Repeat every entry word for word, but leave the images out of your copy.

Plotting code records

* START *

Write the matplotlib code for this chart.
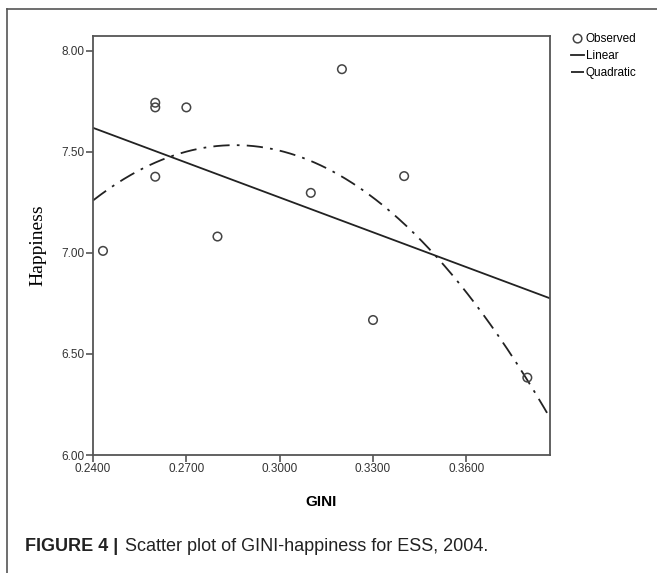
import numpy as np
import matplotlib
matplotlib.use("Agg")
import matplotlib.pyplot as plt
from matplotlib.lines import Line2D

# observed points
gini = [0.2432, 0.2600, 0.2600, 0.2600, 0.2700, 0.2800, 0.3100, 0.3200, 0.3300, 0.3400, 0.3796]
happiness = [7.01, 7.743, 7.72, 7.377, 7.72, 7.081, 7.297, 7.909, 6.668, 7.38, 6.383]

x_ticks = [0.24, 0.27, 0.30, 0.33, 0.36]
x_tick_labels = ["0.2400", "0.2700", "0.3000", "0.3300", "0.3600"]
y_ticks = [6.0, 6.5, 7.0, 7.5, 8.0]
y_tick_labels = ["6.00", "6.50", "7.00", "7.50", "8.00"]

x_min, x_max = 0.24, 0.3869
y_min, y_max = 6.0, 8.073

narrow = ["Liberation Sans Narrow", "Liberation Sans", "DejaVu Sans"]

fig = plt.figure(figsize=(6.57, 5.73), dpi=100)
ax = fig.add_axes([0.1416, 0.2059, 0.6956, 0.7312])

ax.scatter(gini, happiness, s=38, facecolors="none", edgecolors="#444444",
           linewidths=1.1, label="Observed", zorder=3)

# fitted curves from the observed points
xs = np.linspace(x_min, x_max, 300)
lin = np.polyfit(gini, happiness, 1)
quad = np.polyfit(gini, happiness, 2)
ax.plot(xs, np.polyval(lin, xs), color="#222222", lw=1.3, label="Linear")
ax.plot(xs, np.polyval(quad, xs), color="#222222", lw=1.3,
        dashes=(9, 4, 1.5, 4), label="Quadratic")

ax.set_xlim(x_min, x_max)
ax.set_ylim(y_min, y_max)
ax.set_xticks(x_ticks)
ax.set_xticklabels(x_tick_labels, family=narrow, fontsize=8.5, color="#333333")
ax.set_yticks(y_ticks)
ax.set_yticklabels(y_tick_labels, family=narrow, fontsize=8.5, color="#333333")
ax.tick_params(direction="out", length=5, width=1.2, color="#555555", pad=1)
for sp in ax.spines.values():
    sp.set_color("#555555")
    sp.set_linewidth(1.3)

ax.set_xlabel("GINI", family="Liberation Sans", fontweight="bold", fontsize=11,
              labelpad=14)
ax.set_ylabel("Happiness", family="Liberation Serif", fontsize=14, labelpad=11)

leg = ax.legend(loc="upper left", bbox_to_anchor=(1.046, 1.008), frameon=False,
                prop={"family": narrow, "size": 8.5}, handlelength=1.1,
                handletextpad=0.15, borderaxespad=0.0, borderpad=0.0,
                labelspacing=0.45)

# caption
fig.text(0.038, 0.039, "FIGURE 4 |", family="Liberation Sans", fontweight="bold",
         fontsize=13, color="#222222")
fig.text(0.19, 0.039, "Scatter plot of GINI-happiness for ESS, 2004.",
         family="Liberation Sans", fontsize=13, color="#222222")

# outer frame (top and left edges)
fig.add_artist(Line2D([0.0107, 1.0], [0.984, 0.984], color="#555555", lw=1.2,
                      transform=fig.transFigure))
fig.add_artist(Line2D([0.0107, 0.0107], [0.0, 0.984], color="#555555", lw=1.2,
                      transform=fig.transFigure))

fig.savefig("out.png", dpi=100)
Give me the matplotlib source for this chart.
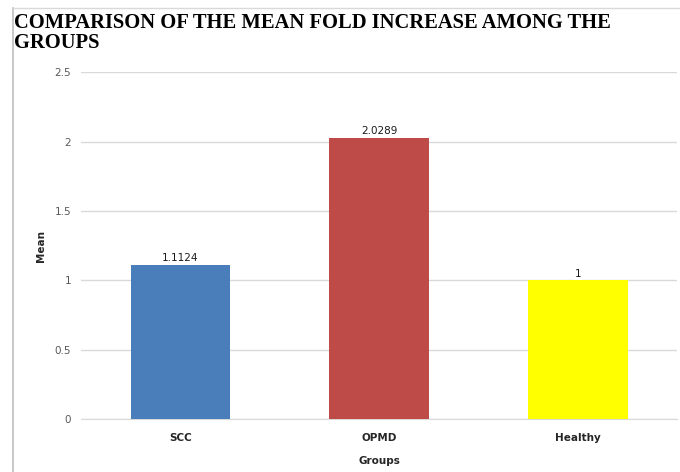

* END *

▸ **Complete response**:
Write the matplotlib code for this chart.
import numpy as np
import matplotlib
matplotlib.use("Agg")
import matplotlib.pyplot as plt
from matplotlib.lines import Line2D

# observed points
gini = [0.2432, 0.2600, 0.2600, 0.2600, 0.2700, 0.2800, 0.3100, 0.3200, 0.3300, 0.3400, 0.3796]
happiness = [7.01, 7.743, 7.72, 7.377, 7.72, 7.081, 7.297, 7.909, 6.668, 7.38, 6.383]

x_ticks = [0.24, 0.27, 0.30, 0.33, 0.36]
x_tick_labels = ["0.2400", "0.2700", "0.3000", "0.3300", "0.3600"]
y_ticks = [6.0, 6.5, 7.0, 7.5, 8.0]
y_tick_labels = ["6.00", "6.50", "7.00", "7.50", "8.00"]

x_min, x_max = 0.24, 0.3869
y_min, y_max = 6.0, 8.073

narrow = ["Liberation Sans Narrow", "Liberation Sans", "DejaVu Sans"]

fig = plt.figure(figsize=(6.57, 5.73), dpi=100)
ax = fig.add_axes([0.1416, 0.2059, 0.6956, 0.7312])

ax.scatter(gini, happiness, s=38, facecolors="none", edgecolors="#444444",
           linewidths=1.1, label="Observed", zorder=3)

# fitted curves from the observed points
xs = np.linspace(x_min, x_max, 300)
lin = np.polyfit(gini, happiness, 1)
quad = np.polyfit(gini, happiness, 2)
ax.plot(xs, np.polyval(lin, xs), color="#222222", lw=1.3, label="Linear")
ax.plot(xs, np.polyval(quad, xs), color="#222222", lw=1.3,
        dashes=(9, 4, 1.5, 4), label="Quadratic")

ax.set_xlim(x_min, x_max)
ax.set_ylim(y_min, y_max)
ax.set_xticks(x_ticks)
ax.set_xticklabels(x_tick_labels, family=narrow, fontsize=8.5, color="#333333")
ax.set_yticks(y_ticks)
ax.set_yticklabels(y_tick_labels, family=narrow, fontsize=8.5, color="#333333")
ax.tick_params(direction="out", length=5, width=1.2, color="#555555", pad=1)
for sp in ax.spines.values():
    sp.set_color("#555555")
    sp.set_linewidth(1.3)

ax.set_xlabel("GINI", family="Liberation Sans", fontweight="bold", fontsize=11,
              labelpad=14)
ax.set_ylabel("Happiness", family="Liberation Serif", fontsize=14, labelpad=11)

leg = ax.legend(loc="upper left", bbox_to_anchor=(1.046, 1.008), frameon=False,
                prop={"family": narrow, "size": 8.5}, handlelength=1.1,
                handletextpad=0.15, borderaxespad=0.0, borderpad=0.0,
                labelspacing=0.45)

# caption
fig.text(0.038, 0.039, "FIGURE 4 |", family="Liberation Sans", fontweight="bold",
         fontsize=13, color="#222222")
fig.text(0.19, 0.039, "Scatter plot of GINI-happiness for ESS, 2004.",
         family="Liberation Sans", fontsize=13, color="#222222")

# outer frame (top and left edges)
fig.add_artist(Line2D([0.0107, 1.0], [0.984, 0.984], color="#555555", lw=1.2,
                      transform=fig.transFigure))
fig.add_artist(Line2D([0.0107, 0.0107], [0.0, 0.984], color="#555555", lw=1.2,
                      transform=fig.transFigure))

fig.savefig("out.png", dpi=100)
Give me the matplotlib source for this chart.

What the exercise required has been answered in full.